How To Know When To Change Your Oil

Today we're going to talk about oil change intervals. It seems that as engine technology advances, oil change intervals become longer. For example, recently four of the world's largest vehicle manufacturers shortened the published intervals for several of their engine models. They originally published intervals that extended out to a much as 8,000 miles (13,000 kilometers).

In real world driving, the oil started to sludge up before the recommended change interval. Oil sludge is a thick jelly-like substance: quite literally petroleum jelly – like Vaseline. This goop was clogging vehicle small engine passages so the oil wouldn't flow to some parts of the engine. This resulted in engine damage.

The vehicle manufacturers began to offer an extended warranty to cover sludge damage. But there was a catch: the vehicle owner had to follow a new, lower service interval and provide proof of oil changes to make a warranty claim.

So here's the bottom line for vehicle owners: with longer oil change intervals, it's essential to follow them closely. Back in the day of 3 months or 3,000 miles (5,000 kilometers), if you went an extra month or an extra thousand miles or couple of thousand kilometers, your oil was still fresh enough that it didn't have time to build up much sludge.

But if your recommended interval is 6,500 miles (10,000 kilometers) and you go over another thousand miles or couple of thousands of kilometers, you're getting into heavy sludge territory. You absolutely need to follow mileage intervals very closely. And don't forget your severe service schedule. If you do a lot of stop and go driving, short trips, drive in dusty or polluted conditions, hot or cold weather  or haul heavy loads, you're driving in severe service conditions.
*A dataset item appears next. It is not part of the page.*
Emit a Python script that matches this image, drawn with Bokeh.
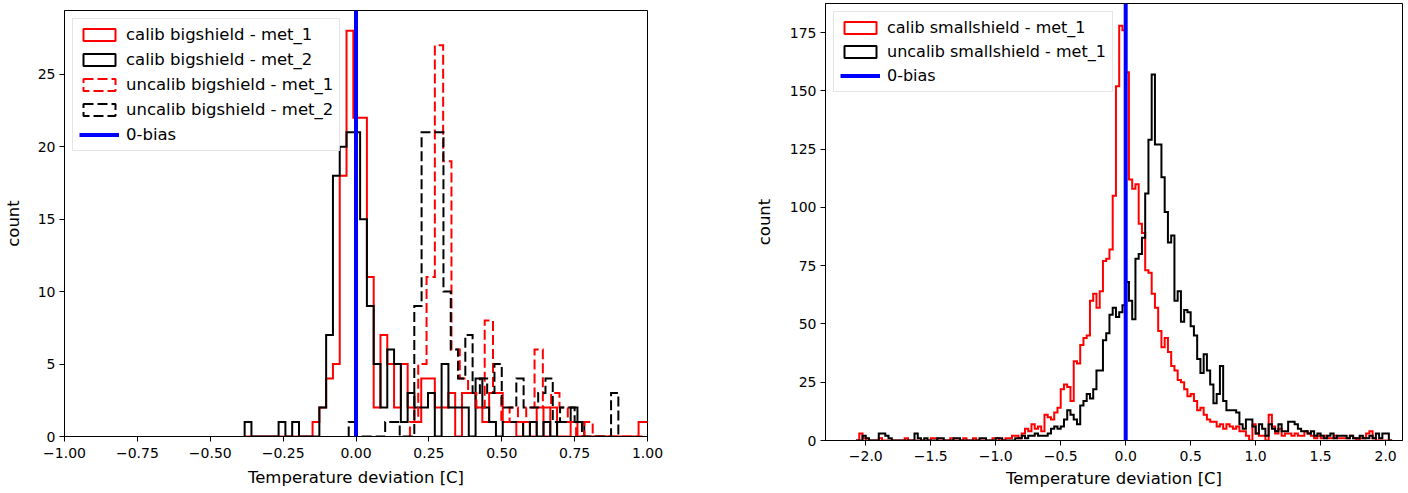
import numpy as np
from bokeh.plotting import figure
from bokeh.models import Span, Legend, LegendItem, FixedTicker, Range1d
from bokeh.layouts import row
from bokeh.embed import file_html
from bokeh.resources import INLINE

# ---------------- data ----------------
# left panel: big shield histograms (counts per bin)
calib_big_start = -0.382
calib_big_width = 0.0233
calib_big_met1 = [0, 0, 0, 0, 0, 0, 0, 0, 0, 0,
                  1, 2, 4, 5, 18, 28, 22, 22, 11, 2,
                  7, 5, 2, 5, 2, 1, 4, 4, 2, 2,
                  3, 0, 3, 3, 2, 1, 3, 3, 1, 1,
                  0, 1, 0, 2, 0, 2, 0, 0, 1, 0,
                  0, 0, 0, 0, 0, 0, 0, 0, 1, 1]
calib_big_met2 = [1, 0, 0, 0, 0, 1, 0, 1, 0, 0,
                  0, 2, 7, 18, 20, 21, 21, 15, 9, 5,
                  2, 6, 5, 1, 3, 2, 2, 3, 0, 5,
                  2, 2, 2, 0, 4, 2, 1, 0, 1, 1,
                  1, 0, 1, 0, 1, 0, 1, 1, 2, 1]
uncalib_big_met1_start = 0.185
uncalib_big_met1_width = 0.0285
uncalib_big_met1 = [1, 5, 11, 27, 19, 6, 4, 3, 2, 8,
                    3, 1, 2, 1, 2, 6, 2, 3, 2, 1,
                    0, 1, 0, 0, 0, 0, 0, 0]
uncalib_big_met2_start = -0.025
uncalib_big_met2_width = 0.025
uncalib_big_met2 = [1, 0, 0, 0, 0, 1, 1, 0, 0, 9,
                    21, 21, 21, 10, 6, 4, 7, 3, 4, 3,
                    5, 2, 2, 4, 2, 2, 3, 4, 1, 2,
                    2, 1, 0, 0, 0, 0, 3]

# right panel: small shield histograms
small_start = -2.075
small_width = 0.025
calib_small_met1 = [0, 3, 1, 0, 0, 0, 0, 1, 0, 0,
                    0, 0, 0, 0, 0, 1, 0, 0, 0, 0,
                    0, 0, 0, 1, 1, 0, 0, 0, 0, 1,
                    0, 0, 0, 1, 0, 0, 1, 0, 0, 0,
                    0, 0, 1, 1, 0, 0, 1, 1, 2, 2,
                    1, 3, 5, 4, 7, 5, 6, 4, 11, 10,
                    9, 12, 14, 22, 24, 23, 17, 34, 33, 41,
                    44, 45, 60, 63, 57, 64, 77, 78, 82, 105,
                    152, 178, 176, 158, 112, 108, 110, 93, 89, 73,
                    72, 63, 57, 47, 40, 44, 38, 32, 30, 26,
                    25, 22, 19, 20, 17, 13, 14, 11, 9, 8,
                    8, 6, 7, 5, 7, 6, 5, 6, 4, 4,
                    2, 0, 7, 3, 2, 2, 0, 11, 6, 3,
                    5, 2, 3, 3, 2, 3, 2, 2, 4, 3,
                    2, 1, 2, 1, 2, 1, 1, 2, 1, 1,
                    1, 1, 2, 1, 0, 1, 1, 3, 4, 1,
                    0, 0, 0, 0, 0]
uncalib_small_met1 = [0, 0, 2, 1, 0, 0, 0, 3, 3, 2,
                      1, 0, 0, 0, 0, 0, 0, 0, 3, 1,
                      0, 1, 0, 0, 0, 1, 1, 0, 0, 0,
                      1, 1, 0, 0, 0, 0, 0, 0, 1, 1,
                      0, 0, 0, 1, 1, 0, 0, 0, 0, 1,
                      1, 2, 1, 2, 2, 3, 2, 2, 2, 3,
                      5, 6, 5, 6, 9, 13, 11, 9, 7, 15,
                      17, 20, 18, 22, 30, 30, 43, 46, 54, 57,
                      53, 55, 58, 68, 60, 52, 78, 80, 87, 106,
                      129, 157, 127, 127, 113, 98, 85, 88, 60, 64,
                      51, 56, 55, 49, 45, 35, 29, 37, 30, 24,
                      16, 20, 32, 17, 13, 13, 13, 12, 7, 5,
                      9, 9, 6, 3, 7, 5, 2, 7, 5, 4,
                      7, 4, 4, 8, 8, 7, 5, 4, 4, 3,
                      4, 2, 3, 2, 1, 2, 3, 1, 2, 2,
                      2, 1, 2, 1, 1, 2, 1, 1, 2, 1,
                      3, 1, 3, 3, 0]

zero_bias = 0.0

left_xticks = [-1.0, -0.75, -0.5, -0.25, 0.0, 0.25, 0.5, 0.75, 1.0]
left_xlabels = ["\u22121.00", "\u22120.75", "\u22120.50", "\u22120.25", "0.00",
                "0.25", "0.50", "0.75", "1.00"]
left_yticks = [0, 5, 10, 15, 20, 25]
right_xticks = [-2.0, -1.5, -1.0, -0.5, 0.0, 0.5, 1.0, 1.5, 2.0]
right_xlabels = ["\u22122.0", "\u22121.5", "\u22121.0", "\u22120.5", "0.0",
                 "0.5", "1.0", "1.5", "2.0"]
right_yticks = [0, 25, 50, 75, 100, 125, 150, 175]

labels_left = ["calib bigshield - met_1", "calib bigshield - met_2",
               "uncalib bigshield - met_1", "uncalib bigshield - met_2", "0-bias"]
labels_right = ["calib smallshield - met_1", "uncalib smallshield - met_1", "0-bias"]

FONT = "DejaVu Sans"
RED = "#ff0000"
BLACK = "#000000"
BLUE = "#0000ff"
DASH = "10 4"


def outline(start, width, counts):
    c = np.asarray(counts, dtype=float)
    edges = start + width * np.arange(len(c) + 1)
    xs = np.repeat(edges, 2)
    ys = np.concatenate([[0.0], np.repeat(c, 2), [0.0]])
    return xs, ys


def style(p, xticks, xlabels, yticks, label_size, tick_standoff):
    p.xgrid.visible = False
    p.ygrid.visible = False
    p.outline_line_color = "black"
    p.outline_line_width = 1
    p.outline_line_alpha = 1
    p.background_fill_color = "white"
    p.border_fill_color = "white"
    p.xaxis.ticker = FixedTicker(ticks=xticks)
    p.xaxis.major_label_overrides = {t: l for t, l in zip(xticks, xlabels)}
    p.yaxis.ticker = FixedTicker(ticks=yticks)
    for ax in (p.xaxis[0], p.yaxis[0]):
        ax.axis_line_color = "black"
        ax.major_tick_in = 0
        ax.major_tick_out = 5
        ax.major_tick_line_color = "black"
        ax.minor_tick_line_color = None
        ax.major_label_text_font = FONT
        ax.major_label_text_font_size = "14px"
        ax.major_label_text_color = "black"
        ax.axis_label_text_font = FONT
        ax.axis_label_text_font_size = label_size
        ax.axis_label_text_font_style = "normal"
        ax.axis_label_text_color = "black"
    p.yaxis.major_label_standoff = 4
    p.xaxis.major_label_standoff = tick_standoff
    p.xaxis.axis_label = "Temperature deviation [C]"
    p.yaxis.axis_label = "count"


def make_legend(items, font_size, spacing):
    lg = Legend(items=items, location="top_left")
    lg.label_text_font = FONT
    lg.label_text_font_size = font_size
    lg.label_text_color = "black"
    lg.glyph_width = 40
    lg.glyph_height = 15
    lg.label_height = 15
    lg.label_standoff = 7
    lg.spacing = spacing
    lg.padding = 6
    lg.margin = 8
    lg.border_line_color = "#cccccc"
    lg.border_line_width = 1
    lg.background_fill_color = "white"
    lg.background_fill_alpha = 0.8
    return lg


def hidden_proxy_quad(p, col, dash):
    # legend-only handle, placed below the visible y range
    y = p.y_range.start - 100.0
    return p.quad(left=[zero_bias], right=[zero_bias + 0.01], top=[y], bottom=[y - 1],
                  fill_color=None, line_color=col, line_width=2, line_dash=dash)


def hidden_proxy_line(p):
    y = p.y_range.start - 100.0
    return p.line(x=[zero_bias, zero_bias], y=[y, y - 1], line_color=BLUE, line_width=4)


# ---------------- left panel ----------------
p1 = figure(width=700, height=493, output_backend="svg", toolbar_location=None,
            x_range=Range1d(-1.0, 1.0), y_range=Range1d(0, 29.4),
            min_border_left=64, min_border_right=53, min_border_top=10,
            min_border_bottom=57)
p1.frame_align = False
style(p1, left_xticks, left_xlabels, left_yticks, "16.5px", 6)
p1.yaxis.axis_label_standoff = 12
p1.xaxis.axis_label_standoff = 7

series_left = [
    (calib_big_start, calib_big_width, calib_big_met1, RED, "solid"),
    (calib_big_start, calib_big_width, calib_big_met2, BLACK, "solid"),
    (uncalib_big_met1_start, uncalib_big_met1_width, uncalib_big_met1, RED, DASH),
    (uncalib_big_met2_start, uncalib_big_met2_width, uncalib_big_met2, BLACK, DASH),
]
items1 = []
for (s, w, c, col, dash), lab in zip(series_left, labels_left[:4]):
    xs, ys = outline(s, w, c)
    p1.line(xs, ys, line_color=col, line_width=2, line_dash=dash, line_join="miter")
    items1.append(LegendItem(label=lab, renderers=[hidden_proxy_quad(p1, col, dash)]))
p1.add_layout(Span(location=zero_bias, dimension="height", line_color=BLUE, line_width=4))
items1.append(LegendItem(label=labels_left[4], renderers=[hidden_proxy_line(p1)]))
p1.add_layout(make_legend(items1, "16.5px", 6))

# ---------------- right panel ----------------
p2 = figure(width=708, height=493, output_backend="svg", toolbar_location=None,
            x_range=Range1d(-2.31, 2.13), y_range=Range1d(0, 187.5),
            min_border_left=125, min_border_right=6, min_border_top=3,
            min_border_bottom=53)
p2.frame_align = False
style(p2, right_xticks, right_xlabels, right_yticks, "16.5px", 5)
p2.yaxis.axis_label_standoff = 13
p2.xaxis.axis_label_standoff = 5

items2 = []
for c, col, lab in [(calib_small_met1, RED, labels_right[0]),
                    (uncalib_small_met1, BLACK, labels_right[1])]:
    xs, ys = outline(small_start, small_width, c)
    p2.line(xs, ys, line_color=col, line_width=2, line_join="miter")
    items2.append(LegendItem(label=lab, renderers=[hidden_proxy_quad(p2, col, "solid")]))
p2.add_layout(Span(location=zero_bias, dimension="height", line_color=BLUE, line_width=4))
items2.append(LegendItem(label=labels_right[2], renderers=[hidden_proxy_line(p2)]))
p2.add_layout(make_legend(items2, "16px", 5))

layout = row(p1, p2)
open("out.html", "w").write(file_html(layout, INLINE))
So check your vehicle owner's manual or talk with your Dillsboro Automotive service advisor about where and how you drive in SYLVA. Should you change your oil closer to the regular schedule, or the severe service schedule? You need to make the call.

Let me give you an example of this. Some newer vehicles have an oil change indicator. It has a sophisticated computer algorithm that tracks number of cold starts, engine temperature, RPMs, mileage and many more variables to come up with a recommendation for when to change the oil.

Depending on driving conditions, the indicator in one test vehicle came on at anywhere from 2,500 miles (4,000 km) to almost 7,000 miles (11,000 km). It's typically just over 4,000 miles (6,500 km). Sometimes our driving is easy on the vehicle – like a long road trip. Sometimes, our driving is hard on it – like towing a heavy trailer or a lot of around town driving. But, usually, it's a combination of both.

Once again, it's up to you to make the call as to when to change your oil at Dillsboro Automotive to protect your vehicle engine. Another place where drivers can go wrong is with the type of oil they use. More and more new cars are coming to owners filled with synthetic oil. Without going into a lot of detail right now, let's just say that synthetic oil lasts longer and is very resistant to oil sludge.

But it also costs quite a bit more, so some people are tempted to use conventional oil for their oil changes. Now, it's always best to use the oil recommended by your vehicle manufacturer. Check your owner's manual see if a conventional oil alternative is allowed.

But getting back to the problem, if your vehicle came from the factory with synthetic oil, the recommended oil change interval is for synthetic oil. If you use conventional oil, you can't use the synthetic interval. You need to shorten it.